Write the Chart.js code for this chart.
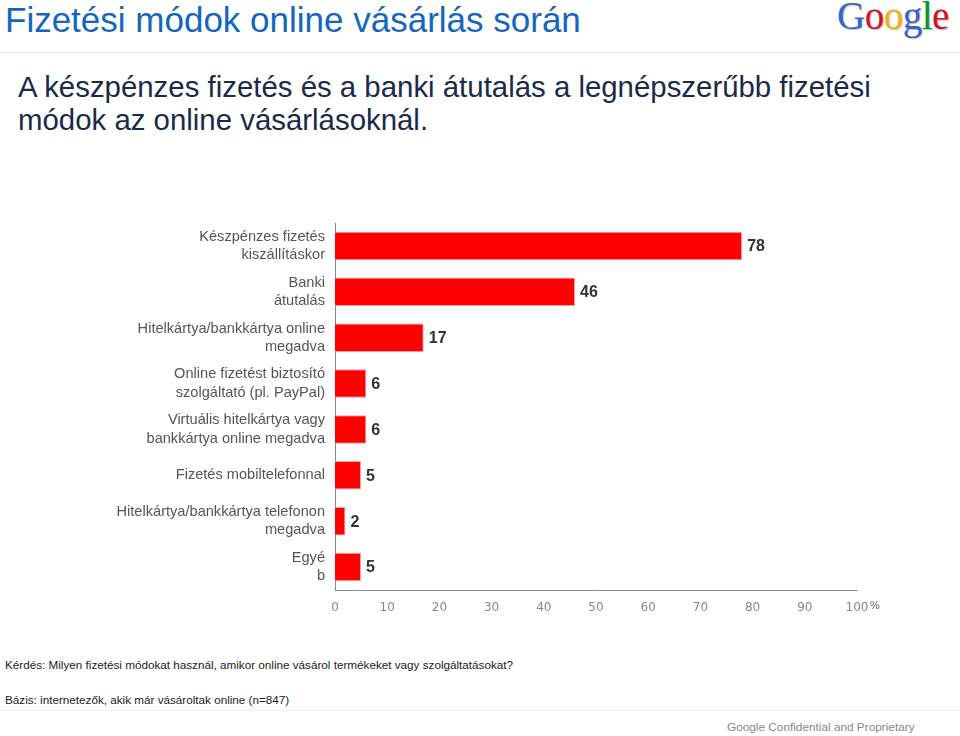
<!DOCTYPE html>
<html>
<head>
<meta charset="utf-8">
<script src="https://cdn.jsdelivr.net/npm/chart.js@4"></script>
<style>
  body { margin: 0; width: 960px; height: 736px; background: #fff; position: relative; overflow: hidden; font-family: Arial, "Liberation Sans", sans-serif; }
  .abs { position: absolute; white-space: nowrap; }
  #title { left: 5px; top: 0px; font-size: 35px; line-height: 40px; color: #1466bd; }
  #logo { left: 837px; top: -7px; font-family: "Liberation Serif", serif; font-size: 39px; letter-spacing: -0.5px; text-shadow: 1px 1px 1px #bbb; }
  #rule1 { left: 0; top: 52px; width: 960px; height: 1px; background: #e6e6e6; }
  #subtitle { left: 18px; top: 70px; font-size: 29.4px; line-height: 33px; color: #1c2a4a; }
  #chartBox { left: 0; top: 214px; width: 960px; height: 420px; }
  #pct { left: 870px; top: 599px; font-size: 11px; color: #666; }
  #q { left: 5px; top: 658px; font-size: 11.7px; color: #222; }
  #base { left: 5px; top: 693px; font-size: 11.7px; color: #222; }
  #rule2 { left: 0; top: 710px; width: 960px; height: 1px; background: #ededed; }
  #conf { left: 727px; top: 720px; font-size: 11.8px; color: #888; }
</style>
</head>
<body>
<div class="abs" id="title">Fizetési módok online vásárlás során</div>
<div class="abs" id="logo"><span style="color:#3366cc">G</span><span style="color:#d50f25">o</span><span style="color:#eeb211">o</span><span style="color:#3366cc">g</span><span style="color:#009925">l</span><span style="color:#d50f25">e</span></div>
<div class="abs" id="rule1"></div>
<div class="abs" id="subtitle">A készpénzes fizetés és a banki átutalás a legnépszerűbb fizetési<br>módok az online vásárlásoknál.</div>
<div class="abs" id="chartBox"><canvas id="chart" width="960" height="420"></canvas></div>
<div class="abs" id="pct">%</div>
<div class="abs" id="q">Kérdés: Milyen fizetési módokat használ, amikor online vásárol termékeket vagy szolgáltatásokat?</div>
<div class="abs" id="base">Bázis: internetezők, akik már vásároltak online (n=847)</div>
<div class="abs" id="rule2"></div>
<div class="abs" id="conf">Google Confidential and Proprietary</div>
<script>
// --- Data ---
const categories = [
  ["Készpénzes fizetés", "kiszállításkor"],
  ["Banki", "átutalás"],
  ["Hitelkártya/bankkártya online", "megadva"],
  ["Online fizetést biztosító", "szolgáltató (pl. PayPal)"],
  ["Virtuális hitelkártya vagy", "bankkártya online megadva"],
  ["Fizetés mobiltelefonnal"],
  ["Hitelkártya/bankkártya telefonon", "megadva"],
  ["Egyé", "b"],
];
const shares = [78, 46, 17, 6, 6, 5, 2, 5];
const xTicks = [0, 10, 20, 30, 40, 50, 60, 70, 80, 90, 100];

// value labels at the end of each bar
const valueLabels = {
  id: "valueLabels",
  afterDatasetsDraw(chart) {
    const ctx = chart.ctx;
    const meta = chart.getDatasetMeta(0);
    ctx.save();
    ctx.font = "bold 16px Arial, 'Liberation Sans', sans-serif";
    ctx.fillStyle = "#333";
    ctx.textAlign = "left";
    ctx.textBaseline = "middle";
    meta.data.forEach((bar, i) => {
      ctx.fillText(String(shares[i]), bar.x + 5, bar.y + 1);
    });
    ctx.restore();
  },
};

new Chart(document.getElementById("chart"), {
  type: "bar",
  data: {
    labels: categories,
    datasets: [
      {
        data: shares,
        backgroundColor: "#ff0000",
        borderColor: "#f4a3a3",
        borderWidth: 1,
        categoryPercentage: 1,
        barPercentage: 0.62,
      },
    ],
  },
  options: {
    indexAxis: "y",
    responsive: false,
    animation: false,
    layout: { padding: { top: 9, right: 103, left: 0, bottom: 0 } },
    plugins: { legend: { display: false }, tooltip: { enabled: false } },
    scales: {
      x: {
        min: 0,
        max: 100,
        afterBuildTicks(axis) {
          axis.ticks = xTicks.map((v) => ({ value: v }));
        },
        afterFit(axis) {
          axis.height = 44;
          axis.paddingLeft = 0;
          axis.paddingRight = 0;
        },
        grid: { display: false, drawTicks: false },
        border: { display: true, color: "#888", width: 1 },
        ticks: {
          padding: 11,
          color: "#888",
          font: { size: 12, family: "'DejaVu Sans', sans-serif" },
        },
      },
      y: {
        afterFit(axis) {
          axis.width = 335;
          axis.paddingTop = 0;
          axis.paddingBottom = 0;
        },
        grid: { display: false, drawTicks: false },
        border: { display: true, color: "#888", width: 1 },
        ticks: {
          padding: 10,
          color: "#555",
          font: { size: 14.6, family: "Arial, 'Liberation Sans', sans-serif", lineHeight: 1.25 },
        },
      },
    },
  },
  plugins: [valueLabels],
});
</script>
</body>
</html>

*Written instruction:* Write out each line of the data exactly; the images should be left out.

*Solution:*
Write the Chart.js code for this chart.
<!DOCTYPE html>
<html>
<head>
<meta charset="utf-8">
<script src="https://cdn.jsdelivr.net/npm/chart.js@4"></script>
<style>
  body { margin: 0; width: 960px; height: 736px; background: #fff; position: relative; overflow: hidden; font-family: Arial, "Liberation Sans", sans-serif; }
  .abs { position: absolute; white-space: nowrap; }
  #title { left: 5px; top: 0px; font-size: 35px; line-height: 40px; color: #1466bd; }
  #logo { left: 837px; top: -7px; font-family: "Liberation Serif", serif; font-size: 39px; letter-spacing: -0.5px; text-shadow: 1px 1px 1px #bbb; }
  #rule1 { left: 0; top: 52px; width: 960px; height: 1px; background: #e6e6e6; }
  #subtitle { left: 18px; top: 70px; font-size: 29.4px; line-height: 33px; color: #1c2a4a; }
  #chartBox { left: 0; top: 214px; width: 960px; height: 420px; }
  #pct { left: 870px; top: 599px; font-size: 11px; color: #666; }
  #q { left: 5px; top: 658px; font-size: 11.7px; color: #222; }
  #base { left: 5px; top: 693px; font-size: 11.7px; color: #222; }
  #rule2 { left: 0; top: 710px; width: 960px; height: 1px; background: #ededed; }
  #conf { left: 727px; top: 720px; font-size: 11.8px; color: #888; }
</style>
</head>
<body>
<div class="abs" id="title">Fizetési módok online vásárlás során</div>
<div class="abs" id="logo"><span style="color:#3366cc">G</span><span style="color:#d50f25">o</span><span style="color:#eeb211">o</span><span style="color:#3366cc">g</span><span style="color:#009925">l</span><span style="color:#d50f25">e</span></div>
<div class="abs" id="rule1"></div>
<div class="abs" id="subtitle">A készpénzes fizetés és a banki átutalás a legnépszerűbb fizetési<br>módok az online vásárlásoknál.</div>
<div class="abs" id="chartBox"><canvas id="chart" width="960" height="420"></canvas></div>
<div class="abs" id="pct">%</div>
<div class="abs" id="q">Kérdés: Milyen fizetési módokat használ, amikor online vásárol termékeket vagy szolgáltatásokat?</div>
<div class="abs" id="base">Bázis: internetezők, akik már vásároltak online (n=847)</div>
<div class="abs" id="rule2"></div>
<div class="abs" id="conf">Google Confidential and Proprietary</div>
<script>
// --- Data ---
const categories = [
  ["Készpénzes fizetés", "kiszállításkor"],
  ["Banki", "átutalás"],
  ["Hitelkártya/bankkártya online", "megadva"],
  ["Online fizetést biztosító", "szolgáltató (pl. PayPal)"],
  ["Virtuális hitelkártya vagy", "bankkártya online megadva"],
  ["Fizetés mobiltelefonnal"],
  ["Hitelkártya/bankkártya telefonon", "megadva"],
  ["Egyé", "b"],
];
const shares = [78, 46, 17, 6, 6, 5, 2, 5];
const xTicks = [0, 10, 20, 30, 40, 50, 60, 70, 80, 90, 100];

// value labels at the end of each bar
const valueLabels = {
  id: "valueLabels",
  afterDatasetsDraw(chart) {
    const ctx = chart.ctx;
    const meta = chart.getDatasetMeta(0);
    ctx.save();
    ctx.font = "bold 16px Arial, 'Liberation Sans', sans-serif";
    ctx.fillStyle = "#333";
    ctx.textAlign = "left";
    ctx.textBaseline = "middle";
    meta.data.forEach((bar, i) => {
      ctx.fillText(String(shares[i]), bar.x + 5, bar.y + 1);
    });
    ctx.restore();
  },
};

new Chart(document.getElementById("chart"), {
  type: "bar",
  data: {
    labels: categories,
    datasets: [
      {
        data: shares,
        backgroundColor: "#ff0000",
        borderColor: "#f4a3a3",
        borderWidth: 1,
        categoryPercentage: 1,
        barPercentage: 0.62,
      },
    ],
  },
  options: {
    indexAxis: "y",
    responsive: false,
    animation: false,
    layout: { padding: { top: 9, right: 103, left: 0, bottom: 0 } },
    plugins: { legend: { display: false }, tooltip: { enabled: false } },
    scales: {
      x: {
        min: 0,
        max: 100,
        afterBuildTicks(axis) {
          axis.ticks = xTicks.map((v) => ({ value: v }));
        },
        afterFit(axis) {
          axis.height = 44;
          axis.paddingLeft = 0;
          axis.paddingRight = 0;
        },
        grid: { display: false, drawTicks: false },
        border: { display: true, color: "#888", width: 1 },
        ticks: {
          padding: 11,
          color: "#888",
          font: { size: 12, family: "'DejaVu Sans', sans-serif" },
        },
      },
      y: {
        afterFit(axis) {
          axis.width = 335;
          axis.paddingTop = 0;
          axis.paddingBottom = 0;
        },
        grid: { display: false, drawTicks: false },
        border: { display: true, color: "#888", width: 1 },
        ticks: {
          padding: 10,
          color: "#555",
          font: { size: 14.6, family: "Arial, 'Liberation Sans', sans-serif", lineHeight: 1.25 },
        },
      },
    },
  },
  plugins: [valueLabels],
});
</script>
</body>
</html>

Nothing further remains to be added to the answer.